Better be careful with the amount of pocket change you take across the border into Mexico to buy gum.  You may find yourself unjustly criminally liable and headed to jail!

ECONOMIC IMPLICATIONS

The Federal Reserve Note is a bill of credit, a debt instrument.  As Murray Rothbard observed on page 18 of his 1963 America’s Great Depression, “It is true that credit contraction may overcompensate, and, while contraction proceeds, it may cause interest rates to be higher than free-market levels, and investment lower than in the free market.  But since contraction causes no positive malinvestments, it will not lead to any painful period of depression and adjustment.”

Mr. Rothbard continues the observation that government policy can hobble the adjustment process by: “(1) Prevent or delay liquidation, (2) Inflate further, (3) Keep wage rates up, (4) Keep prices up, (5) Stimulate consumption and discourage saving and (6) Subsidize unemployment.”

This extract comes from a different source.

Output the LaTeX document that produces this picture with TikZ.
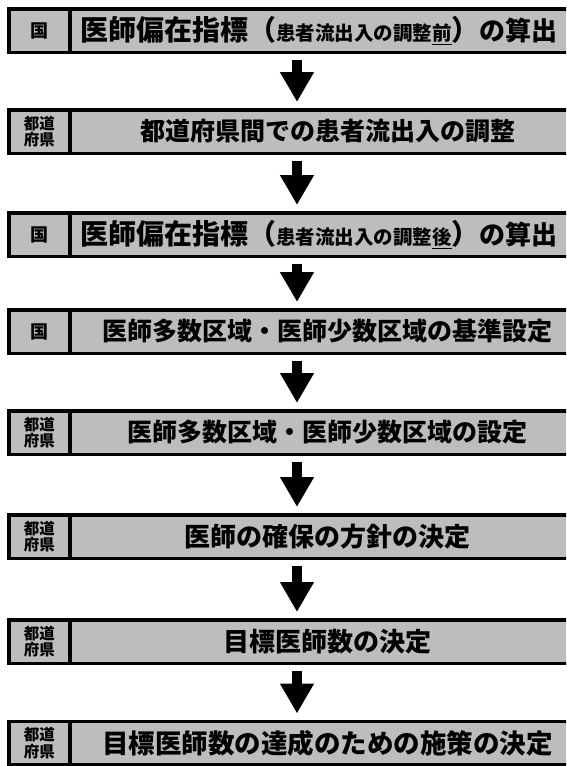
\documentclass[tikz,border=0pt]{standalone}
\usepackage{fontspec}
\newfontfamily\jp{Noto Sans CJK JP}
\usetikzlibrary{arrows.meta}
\tikzset{
  cell/.style={draw=black, line width=3.5pt, fill=black!26, rectangle, inner sep=0pt, text=black},
  who/.style={cell, minimum width=61.25pt, minimum height=43.5pt, align=center,
     font=\jp\bfseries\fontsize{15.5}{16.5}\selectfont},
  whonat/.style={who, font=\jp\bfseries\fontsize{18}{18}\selectfont},
  task/.style={cell, minimum width=515pt, minimum height=43.5pt,
     font=\jp\bfseries\fontsize{26}{28}\selectfont},
  flow/.style={line width=10pt, -{Triangle[width=32pt,length=30pt]},
     shorten <=5.5pt, shorten >=6pt}
}
\newcommand{\smalltxt}[1]{{\fontsize{19.5}{21}\selectfont #1}}
\newcommand{\bigtxt}[1]{{\fontsize{28}{30}\selectfont #1}}
\begin{document}
\begin{tikzpicture}[x=1pt, y=-1pt]
\useasboundingbox (0,0) rectangle (566,766);
\clip (0,0) rectangle (566,766);
\coordinate (ax) at (297,0);
% box 1
\node[whonat] (w1) at (39.4,30.5) {国};
\node[task] (b1) at (327.5,30.5) {\hspace*{-17pt}\bigtxt{医師偏在指標（}\smalltxt{患者流出入の調整\underline{前}}\bigtxt{）}の算出};
% box 2
\node[who] (w2) at (39.4,131.5) {都道\\府県};
\node[task, font=\jp\bfseries\fontsize{25}{28}\selectfont] (b2) at (327.5,131.5) {都道府県間での患者流出入の調整};
% box 3
\node[whonat] (w3) at (39.4,234.5) {国};
\node[task] (b3) at (327.5,234.5) {\hspace*{-17pt}\bigtxt{医師偏在指標（}\smalltxt{患者流出入の調整\underline{後}}\bigtxt{）}の算出};
% box 4
\node[whonat] (w4) at (39.4,331.5) {国};
\node[task, font=\jp\bfseries\fontsize{25}{28}\selectfont] (b4) at (327.5,331.5) {医師多数区域・医師少数区域の基準設定};
% box 5
\node[who] (w5) at (39.4,432.5) {都道\\府県};
\node[task, font=\jp\bfseries\fontsize{25}{28}\selectfont] (b5) at (327.5,432.5) {医師多数区域・医師少数区域の設定};
% box 6
\node[who] (w6) at (39.4,536.5) {都道\\府県};
\node[task] (b6) at (327.5,536.5) {医師の確保の方針の決定};
% box 7
\node[who] (w7) at (39.4,641.5) {都道\\府県};
\node[task] (b7) at (327.5,641.5) {目標医師数の決定};
% box 8
\node[who] (w8) at (39.4,743) {都道\\府県};
\node[task, font=\jp\bfseries\fontsize{26.5}{28}\selectfont] (b8) at (327.5,743) {目標医師数の達成のための施策の決定};
% arrows
\draw[flow] (b1.south -| ax) -- (b2.north -| ax);
\draw[flow] (b2.south -| ax) -- (b3.north -| ax);
\draw[flow] (b3.south -| ax) -- (b4.north -| ax);
\draw[flow] (b4.south -| ax) -- (b5.north -| ax);
\draw[flow] (b5.south -| ax) -- (b6.north -| ax);
\draw[flow] (b6.south -| ax) -- (b7.north -| ax);
\draw[flow] (b7.south -| ax) -- (b8.north -| ax);
\end{tikzpicture}
\end{document}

H.R. 4248 would hasten the liquidation of the FRN$ credit instruments and hobble the government and central bank's ability to inflate further.  Because the monetary metals are safe stores of value it would encourage savings.  The cascading effect this would have on wage rates, prices and the inability to subsidize unemployment would allow the country to recover from this greater depression much quicker.

UNAVOIDABLE COLLAPSE

The current unconstitutional monetary system will collapse.  It is not a matter of if but when.  Tremendous resources are being mashelled in an attempt to stop the collapse but it is about as effectual as a lone man putting forth his arm to stop the might Amazon from flowing or some costumed King named Cnut decreeing that the tide should not rise.  Economic law will takes it course.

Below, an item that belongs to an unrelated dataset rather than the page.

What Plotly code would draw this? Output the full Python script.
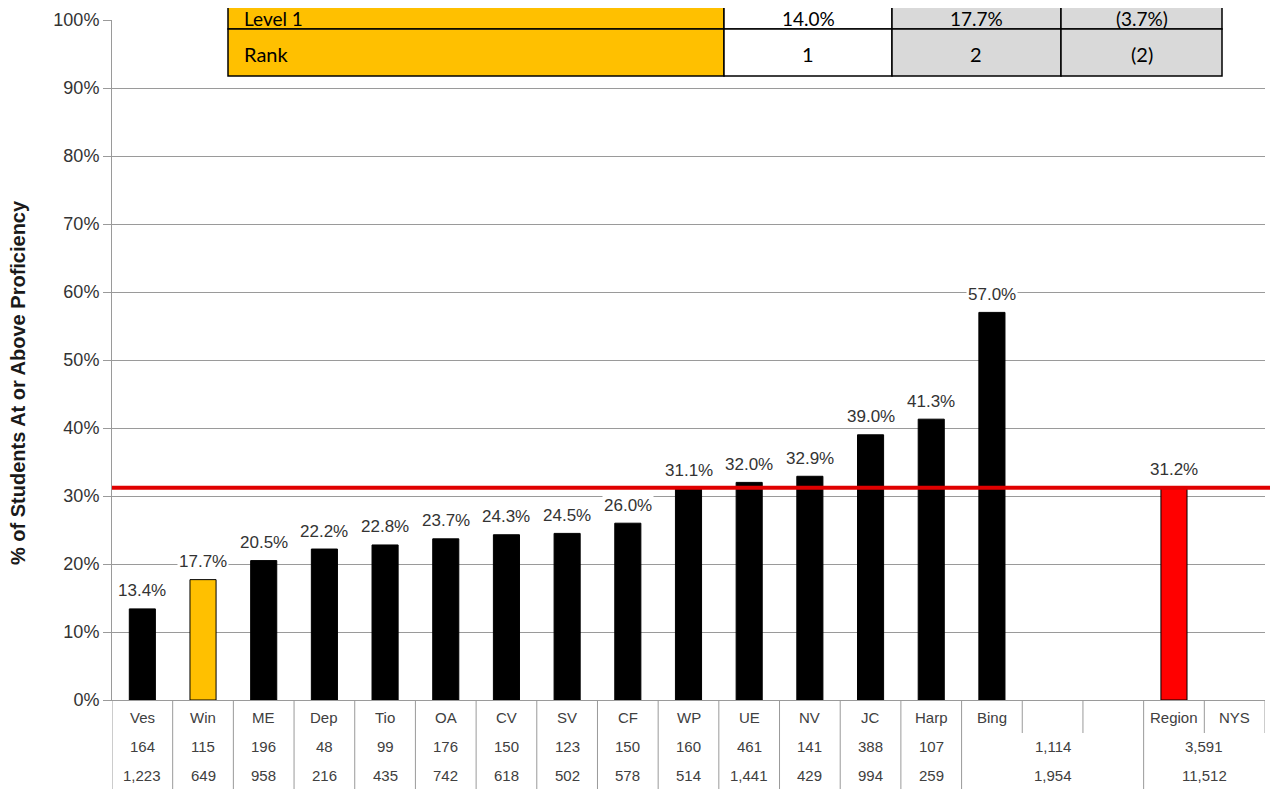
import plotly.graph_objects as go

# ---------------- data ----------------
categories = ["Ves", "Win", "ME", "Dep", "Tio", "OA", "CV", "SV", "CF", "WP",
              "UE", "NV", "JC", "Harp", "Bing", "", "", "Region", "NYS"]
pct_values = [13.4, 17.7, 20.5, 22.2, 22.8, 23.7, 24.3, 24.5, 26.0, 31.1,
              32.0, 32.9, 39.0, 41.3, 57.0, None, None, 31.2, None]
bar_kind = ["other", "focus"] + ["other"] * 13 + ["none", "none", "region", "none"]

row2_labels = ["164", "115", "196", "48", "99", "176", "150", "123", "150", "160",
               "461", "141", "388", "107", "1,114", "3,591"]
row3_labels = ["1,223", "649", "958", "216", "435", "742", "618", "502", "578", "514",
               "1,441", "429", "994", "259", "1,954", "11,512"]
row_spans = [(i, i) for i in range(14)] + [(14, 16), (17, 18)]

top_rows = ["Level 1", "Rank"]
top_col_a = ["14.0%", "1"]
top_col_b = ["17.7%", "2"]
top_col_c = ["(3.7%)", "(2)"]

y_ticks = list(range(0, 101, 10))
y_tick_text = [f"{v}%" for v in y_ticks]

region_value = pct_values[categories.index("Region")]

# ---------------- styling ----------------
OFF = 8  # page offset of the plot div
W, H = 1278 - OFF, 789 - OFF
PL, PR, PT, PB = 112, 1265, 20, 700   # plot area in page pixels
pw, ph = PR - PL, PB - PT
L, T = PL - OFF, PT - OFF
R = W - L - pw
B = H - T - ph
FONT = "Liberation Sans, Arial, sans-serif"
TFONT = "Lato, Carlito, Calibri, sans-serif"
color_map = {"other": "#000000", "focus": "#FFC000", "region": "#FF0000", "none": "rgba(0,0,0,0)"}

def py(pix):  # page pixel y -> paper y
    return (PB - pix) / ph

def px(pix):  # page pixel x -> paper x
    return (pix - PL) / pw

xs = list(range(len(categories)))
fig = go.Figure()
fig.add_trace(go.Bar(
    x=xs, y=pct_values, width=0.43,
    marker=dict(color=[color_map[k] for k in bar_kind],
                line=dict(color="#000000", width=1)),
    hoverinfo="skip", showlegend=False,
))

annotations = []
shapes = []

# data labels
for x, v in zip(xs, pct_values):
    if v is None:
        continue
    annotations.append(dict(x=x, y=v, xref="x", yref="y", text=f"{v:.1f}%",
                            showarrow=False, yshift=18, yanchor="middle",
                            bgcolor="white", borderpad=1,
                            font=dict(family=FONT, size=17, color="#333333")))

# red reference line (region value)
shapes.append(dict(type="line", xref="paper", yref="y", x0=0, x1=px(1276),
                   y0=region_value, y1=region_value,
                   line=dict(color="#E00000", width=4), layer="above"))

# bottom table: category names
for x, c in zip(xs, categories):
    if c:
        annotations.append(dict(x=x, y=py(718), xref="x", yref="paper", text=c,
                                showarrow=False, yanchor="middle",
                                font=dict(family=FONT, size=15, color="#404040")))
for (s, e), a, b in zip(row_spans, row2_labels, row3_labels):
    xc = (s + e) / 2
    annotations.append(dict(x=xc, y=py(746), xref="x", yref="paper", text=a,
                            showarrow=False, yanchor="middle",
                            font=dict(family=FONT, size=15, color="#404040")))
    annotations.append(dict(x=xc, y=py(775), xref="x", yref="paper", text=b,
                            showarrow=False, yanchor="middle",
                            font=dict(family=FONT, size=15, color="#404040")))

# bottom table vertical lines
span_starts = {s for s, e in row_spans}
for i in range(len(categories)):
    xb = i - 0.5
    y1 = py(795) if i in span_starts else py(733)
    shapes.append(dict(type="line", xref="x", yref="paper", x0=xb, x1=xb,
                       y0=0, y1=y1, line=dict(color="#9a9a9a", width=1)))
shapes.append(dict(type="line", xref="x", yref="paper", x0=len(categories) - 0.5,
                   x1=len(categories) - 0.5, y0=0, y1=py(733),
                   line=dict(color="#9a9a9a", width=1)))

# top table
col_edges = [228, 724, 892, 1061, 1222]
row_edges = [-18, 29, 76]
text_centers = [18, 54]
text_sizes = [19, 20]
fills = ["#FFC000", "#FFFFFF", "#D9D9D9", "#D9D9D9"]
cols_text = [top_rows, top_col_a, top_col_b, top_col_c]
for ri in range(len(top_rows)):
    for ci in range(4):
        shapes.append(dict(type="rect", xref="paper", yref="paper",
                           x0=px(col_edges[ci]), x1=px(col_edges[ci + 1]),
                           y0=py(row_edges[ri + 1]), y1=py(row_edges[ri]),
                           fillcolor=fills[ci], line=dict(color="#000000", width=1.5),
                           layer="above"))
        ymid = py(text_centers[ri])
        fnt = dict(family=TFONT, size=text_sizes[ri], color="#000000")
        if ci == 0:
            annotations.append(dict(x=px(242), y=ymid, xref="paper", yref="paper",
                                    text=cols_text[ci][ri], showarrow=False,
                                    xanchor="left", yanchor="middle", font=fnt))
        else:
            annotations.append(dict(x=px((col_edges[ci] + col_edges[ci + 1]) / 2), y=ymid,
                                    xref="paper", yref="paper",
                                    text=cols_text[ci][ri], showarrow=False,
                                    xanchor="center", yanchor="middle", font=fnt))

# y-axis title
annotations.append(dict(x=px(18), y=py(383), xref="paper", yref="paper",
                        text="<b>% of Students At or Above Proficiency</b>",
                        textangle=-90, showarrow=False, xanchor="center", yanchor="middle",
                        font=dict(family=FONT, size=20, color="#1a1a1a")))

fig.update_layout(
    width=W, height=H,
    margin=dict(l=L, r=R, t=T, b=B, pad=0, autoexpand=False),
    paper_bgcolor="white", plot_bgcolor="white",
    xaxis=dict(range=[-0.5, len(categories) - 0.5], showticklabels=False,
               showgrid=False, zeroline=False, showline=True, automargin=False,
               linecolor="#9a9a9a", linewidth=1, ticks=""),
    yaxis=dict(range=[0, 100], tickmode="array", tickvals=y_ticks, ticktext=y_tick_text,
               showgrid=True, gridcolor="#9a9a9a", gridwidth=1, automargin=False,
               zeroline=False, showline=True, linecolor="#9a9a9a", linewidth=1,
               ticks="outside", ticklen=8, tickcolor="#9a9a9a",
               tickfont=dict(family=FONT, size=18, color="#333333")),
    annotations=annotations,
    shapes=shapes,
)

fig.write_html("out.html")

As Ludwig von Mises predicted decades ago in chapter 20 of Human Action, ‘The boom can last only as long as the credit expansion progresses at an ever-accelerated pace. … But then finally the masses wake up. … A breakdown occurs. The crack-up boom appears.

The fiat currency system with the Federal Reserve Note dollar as the world reserve currency is in the process of and will eventually completely breakdown and fail.  There is no easy solution.  The more capital is misallocated through bailouts the more painful the liquidation and correction will be.

Dr. Ron Paul's legislative prescription to the monetary ailments is like taking a drug addict off drugs; the simplest, most ethical and most likely solution to put America back in a position to generate freedom, peace and prosperity.  To ignore H.R. 4248 and continue with the current monetary system is like giving an alcoholic a stolen bottle of whisky to cure his headache; while it may mask the pain in the short term it causes more damage, is immoral to steal the whisky and will lead to a worse headache later.

CONCLUSION

With unlimited greed, insatiable and imprudent desires in Wall Street and Washington it must be that the whole operation must combine and climax in an unsustainable debt bubble that either implodes in a depression or erupts in hyperinflation.  But in the grand design, gold and silver's primary role are not as economic tools, insurance against depression or hyperinflation, but guarantors of liberty when actually used in ordinary daily transactions.

Gold, silver and the other precious metals protect against confiscation through inflation which is a form of taxation without representation or due process of law.  These shiny metals are not mere barbaric commodities but essential checks and balances in the American political machinery.

Thus, the fight over of competing currencies is about more than just wealth.  It is a fight with only two destinies:  freedom of choice or coercion.  To realize the first and vanish the second will not have too high a price because without it you will have paid the ultimate anyway without a return.

Dr. Ron Paul's H.R. 4248 the Free Competition in Currency Act of 2009 would return America to a Constitutional monetary system, lay the foundation for freedom, peace and prosperity and clear up the unintelligible federal law in these regards.  For these reasons I endorse this legislation.

Disclosures: Long physical gold and silver with no interest in the problematic SLV or GLD ETFs or the platinum ETFs.